*Exercise details*: Copy each line that has the string "this" somewhere in it.

Source code of charts
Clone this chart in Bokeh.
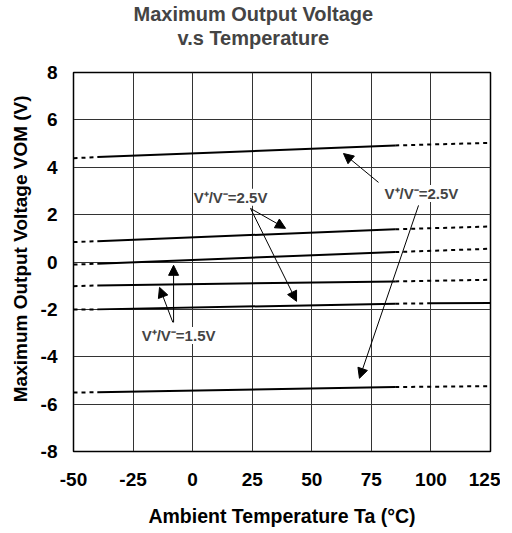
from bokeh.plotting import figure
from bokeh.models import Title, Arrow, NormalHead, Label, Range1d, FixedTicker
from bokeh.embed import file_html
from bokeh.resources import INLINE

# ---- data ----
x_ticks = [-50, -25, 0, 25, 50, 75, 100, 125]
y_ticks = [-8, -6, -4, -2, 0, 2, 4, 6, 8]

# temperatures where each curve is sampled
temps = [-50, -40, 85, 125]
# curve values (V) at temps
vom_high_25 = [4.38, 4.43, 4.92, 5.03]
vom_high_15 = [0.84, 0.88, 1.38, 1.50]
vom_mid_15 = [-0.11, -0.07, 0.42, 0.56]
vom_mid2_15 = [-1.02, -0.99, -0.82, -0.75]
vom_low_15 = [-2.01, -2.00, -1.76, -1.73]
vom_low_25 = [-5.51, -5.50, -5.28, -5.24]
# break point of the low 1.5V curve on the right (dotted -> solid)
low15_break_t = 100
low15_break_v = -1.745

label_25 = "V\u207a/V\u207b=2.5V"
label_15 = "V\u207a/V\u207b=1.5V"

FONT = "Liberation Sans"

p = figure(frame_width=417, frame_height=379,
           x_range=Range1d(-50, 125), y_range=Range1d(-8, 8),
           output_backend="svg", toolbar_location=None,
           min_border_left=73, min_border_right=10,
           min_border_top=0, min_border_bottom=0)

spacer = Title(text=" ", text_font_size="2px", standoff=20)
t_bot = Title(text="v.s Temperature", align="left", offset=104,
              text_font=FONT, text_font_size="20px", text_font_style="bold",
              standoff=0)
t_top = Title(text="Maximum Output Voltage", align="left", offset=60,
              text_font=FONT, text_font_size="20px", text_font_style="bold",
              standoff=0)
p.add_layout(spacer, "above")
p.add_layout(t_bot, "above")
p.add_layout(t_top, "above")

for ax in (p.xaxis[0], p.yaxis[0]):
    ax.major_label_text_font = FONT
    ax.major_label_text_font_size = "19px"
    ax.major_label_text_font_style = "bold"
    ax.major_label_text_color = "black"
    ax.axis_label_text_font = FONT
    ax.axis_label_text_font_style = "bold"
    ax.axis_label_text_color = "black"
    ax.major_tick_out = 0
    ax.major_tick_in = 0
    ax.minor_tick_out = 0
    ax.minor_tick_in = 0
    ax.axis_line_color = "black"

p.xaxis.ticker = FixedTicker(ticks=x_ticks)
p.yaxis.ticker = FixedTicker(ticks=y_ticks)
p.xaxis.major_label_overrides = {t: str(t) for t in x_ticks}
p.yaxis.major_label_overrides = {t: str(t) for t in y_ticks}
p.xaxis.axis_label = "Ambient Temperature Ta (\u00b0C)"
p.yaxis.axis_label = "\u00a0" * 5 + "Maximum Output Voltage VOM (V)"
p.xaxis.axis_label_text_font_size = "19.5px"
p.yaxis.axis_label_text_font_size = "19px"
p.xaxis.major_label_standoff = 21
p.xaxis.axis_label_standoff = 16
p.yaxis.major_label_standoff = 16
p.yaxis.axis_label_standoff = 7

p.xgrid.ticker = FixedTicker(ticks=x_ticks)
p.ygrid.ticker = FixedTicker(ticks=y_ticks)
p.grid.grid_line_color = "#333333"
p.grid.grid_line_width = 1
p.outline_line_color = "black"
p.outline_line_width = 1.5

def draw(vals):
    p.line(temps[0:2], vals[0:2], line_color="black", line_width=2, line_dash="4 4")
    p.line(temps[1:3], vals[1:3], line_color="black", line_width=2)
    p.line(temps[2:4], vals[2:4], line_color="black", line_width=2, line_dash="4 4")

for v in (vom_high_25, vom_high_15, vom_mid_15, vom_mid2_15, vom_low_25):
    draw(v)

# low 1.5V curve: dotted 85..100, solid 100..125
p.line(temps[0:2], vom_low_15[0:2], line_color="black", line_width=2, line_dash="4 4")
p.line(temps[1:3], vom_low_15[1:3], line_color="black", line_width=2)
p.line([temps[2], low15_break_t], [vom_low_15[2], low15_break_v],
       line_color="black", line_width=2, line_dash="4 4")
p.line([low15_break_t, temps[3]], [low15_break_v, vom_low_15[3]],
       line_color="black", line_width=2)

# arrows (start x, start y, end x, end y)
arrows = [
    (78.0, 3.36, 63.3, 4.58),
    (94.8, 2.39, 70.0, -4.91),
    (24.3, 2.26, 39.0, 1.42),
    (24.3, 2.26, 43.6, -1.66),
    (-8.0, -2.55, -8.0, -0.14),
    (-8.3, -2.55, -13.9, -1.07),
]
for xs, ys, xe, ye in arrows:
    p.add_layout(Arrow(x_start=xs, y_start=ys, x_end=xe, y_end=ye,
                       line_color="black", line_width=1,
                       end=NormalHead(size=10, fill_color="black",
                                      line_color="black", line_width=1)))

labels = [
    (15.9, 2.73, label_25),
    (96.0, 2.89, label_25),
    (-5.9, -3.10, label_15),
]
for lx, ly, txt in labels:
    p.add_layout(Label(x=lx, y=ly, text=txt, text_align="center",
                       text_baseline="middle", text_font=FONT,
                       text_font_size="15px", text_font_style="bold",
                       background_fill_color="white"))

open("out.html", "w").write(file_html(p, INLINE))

--

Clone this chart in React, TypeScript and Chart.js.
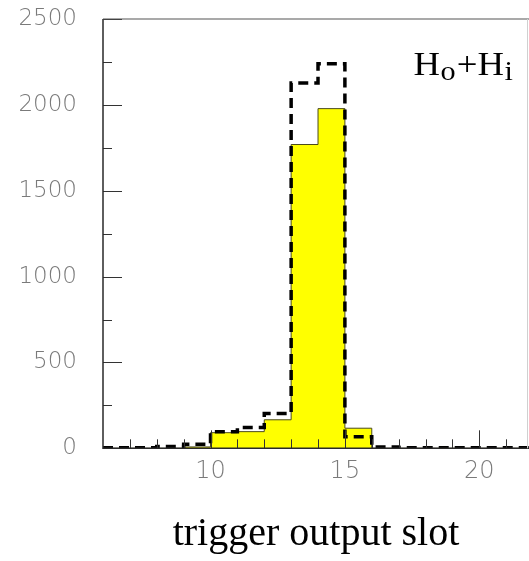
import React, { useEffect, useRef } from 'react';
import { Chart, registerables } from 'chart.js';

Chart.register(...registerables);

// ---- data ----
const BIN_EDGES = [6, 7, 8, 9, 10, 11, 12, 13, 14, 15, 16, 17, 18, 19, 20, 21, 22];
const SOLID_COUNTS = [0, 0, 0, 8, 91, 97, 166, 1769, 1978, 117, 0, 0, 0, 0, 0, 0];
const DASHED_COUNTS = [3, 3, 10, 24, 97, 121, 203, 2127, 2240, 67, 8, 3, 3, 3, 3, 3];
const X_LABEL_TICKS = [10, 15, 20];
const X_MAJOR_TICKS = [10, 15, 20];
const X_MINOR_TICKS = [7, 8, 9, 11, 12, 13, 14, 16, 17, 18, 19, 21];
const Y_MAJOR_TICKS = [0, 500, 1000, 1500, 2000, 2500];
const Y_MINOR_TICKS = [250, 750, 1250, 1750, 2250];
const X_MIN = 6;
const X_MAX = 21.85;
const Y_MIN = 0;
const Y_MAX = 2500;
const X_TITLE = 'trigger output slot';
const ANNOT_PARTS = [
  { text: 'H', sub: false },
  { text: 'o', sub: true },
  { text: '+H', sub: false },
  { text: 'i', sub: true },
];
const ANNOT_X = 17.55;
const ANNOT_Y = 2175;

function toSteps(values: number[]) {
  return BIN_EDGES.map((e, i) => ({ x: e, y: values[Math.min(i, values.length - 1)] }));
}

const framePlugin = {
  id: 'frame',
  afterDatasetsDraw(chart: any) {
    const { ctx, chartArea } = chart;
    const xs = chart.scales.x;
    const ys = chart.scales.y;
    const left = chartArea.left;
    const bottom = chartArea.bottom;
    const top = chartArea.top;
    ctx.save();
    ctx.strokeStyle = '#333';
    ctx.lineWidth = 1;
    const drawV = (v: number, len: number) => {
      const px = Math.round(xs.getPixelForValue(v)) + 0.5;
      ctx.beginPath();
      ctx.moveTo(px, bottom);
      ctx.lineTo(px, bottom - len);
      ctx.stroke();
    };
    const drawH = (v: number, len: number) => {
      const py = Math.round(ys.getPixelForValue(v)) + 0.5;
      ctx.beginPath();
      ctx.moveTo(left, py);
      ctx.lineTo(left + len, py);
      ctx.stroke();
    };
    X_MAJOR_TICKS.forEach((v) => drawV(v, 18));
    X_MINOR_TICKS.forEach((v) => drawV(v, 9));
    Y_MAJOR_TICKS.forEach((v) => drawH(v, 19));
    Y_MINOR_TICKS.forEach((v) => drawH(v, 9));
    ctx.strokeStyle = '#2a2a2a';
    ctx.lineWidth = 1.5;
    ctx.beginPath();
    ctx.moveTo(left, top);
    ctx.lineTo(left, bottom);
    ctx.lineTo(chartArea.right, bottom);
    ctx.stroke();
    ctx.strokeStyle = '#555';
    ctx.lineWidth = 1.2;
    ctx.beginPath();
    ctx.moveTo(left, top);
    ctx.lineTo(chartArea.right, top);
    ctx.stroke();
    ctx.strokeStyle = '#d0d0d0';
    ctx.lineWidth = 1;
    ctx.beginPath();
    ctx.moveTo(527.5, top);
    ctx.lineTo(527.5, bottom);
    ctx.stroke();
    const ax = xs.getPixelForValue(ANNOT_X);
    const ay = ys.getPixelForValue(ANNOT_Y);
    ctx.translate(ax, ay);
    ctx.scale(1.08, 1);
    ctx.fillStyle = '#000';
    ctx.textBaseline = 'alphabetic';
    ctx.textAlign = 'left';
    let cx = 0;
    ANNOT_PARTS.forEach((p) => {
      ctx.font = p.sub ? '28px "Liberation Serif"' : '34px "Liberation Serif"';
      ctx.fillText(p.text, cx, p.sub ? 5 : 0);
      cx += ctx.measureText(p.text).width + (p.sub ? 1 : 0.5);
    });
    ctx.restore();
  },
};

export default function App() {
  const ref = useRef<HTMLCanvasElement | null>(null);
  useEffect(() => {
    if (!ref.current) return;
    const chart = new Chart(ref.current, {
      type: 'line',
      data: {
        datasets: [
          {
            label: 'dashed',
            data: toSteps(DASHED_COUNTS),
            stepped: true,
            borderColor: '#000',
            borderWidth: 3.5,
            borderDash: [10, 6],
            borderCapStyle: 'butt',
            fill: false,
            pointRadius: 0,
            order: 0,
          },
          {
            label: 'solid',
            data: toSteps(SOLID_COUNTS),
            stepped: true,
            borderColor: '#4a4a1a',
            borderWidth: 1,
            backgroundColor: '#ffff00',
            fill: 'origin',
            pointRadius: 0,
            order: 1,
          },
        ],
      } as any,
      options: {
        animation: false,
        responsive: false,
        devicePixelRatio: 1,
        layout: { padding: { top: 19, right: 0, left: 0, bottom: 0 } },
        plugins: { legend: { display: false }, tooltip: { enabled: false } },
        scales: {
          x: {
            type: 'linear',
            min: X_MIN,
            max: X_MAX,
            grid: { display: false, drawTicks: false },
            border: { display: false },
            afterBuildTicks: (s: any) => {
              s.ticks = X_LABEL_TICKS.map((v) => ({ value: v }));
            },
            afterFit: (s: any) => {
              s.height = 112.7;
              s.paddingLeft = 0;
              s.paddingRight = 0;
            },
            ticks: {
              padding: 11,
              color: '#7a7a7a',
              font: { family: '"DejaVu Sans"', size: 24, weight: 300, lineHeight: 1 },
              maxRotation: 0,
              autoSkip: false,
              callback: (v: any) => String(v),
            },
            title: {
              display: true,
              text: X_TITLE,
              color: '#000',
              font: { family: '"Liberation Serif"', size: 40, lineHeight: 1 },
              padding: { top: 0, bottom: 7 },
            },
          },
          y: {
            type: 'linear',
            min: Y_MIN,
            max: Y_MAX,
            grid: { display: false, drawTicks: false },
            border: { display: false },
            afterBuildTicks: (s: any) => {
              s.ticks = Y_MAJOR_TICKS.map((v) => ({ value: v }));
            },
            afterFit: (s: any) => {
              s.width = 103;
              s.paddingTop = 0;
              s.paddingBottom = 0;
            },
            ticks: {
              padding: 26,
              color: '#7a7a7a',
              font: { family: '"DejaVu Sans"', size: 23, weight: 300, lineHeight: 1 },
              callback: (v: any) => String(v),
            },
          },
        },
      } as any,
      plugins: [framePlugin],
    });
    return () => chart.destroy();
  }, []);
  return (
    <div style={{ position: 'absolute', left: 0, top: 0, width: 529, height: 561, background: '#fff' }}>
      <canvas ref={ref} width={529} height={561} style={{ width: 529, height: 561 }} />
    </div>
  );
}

*Finished task*:
Clone this chart in Bokeh.
Clone this chart in React, TypeScript and Chart.js.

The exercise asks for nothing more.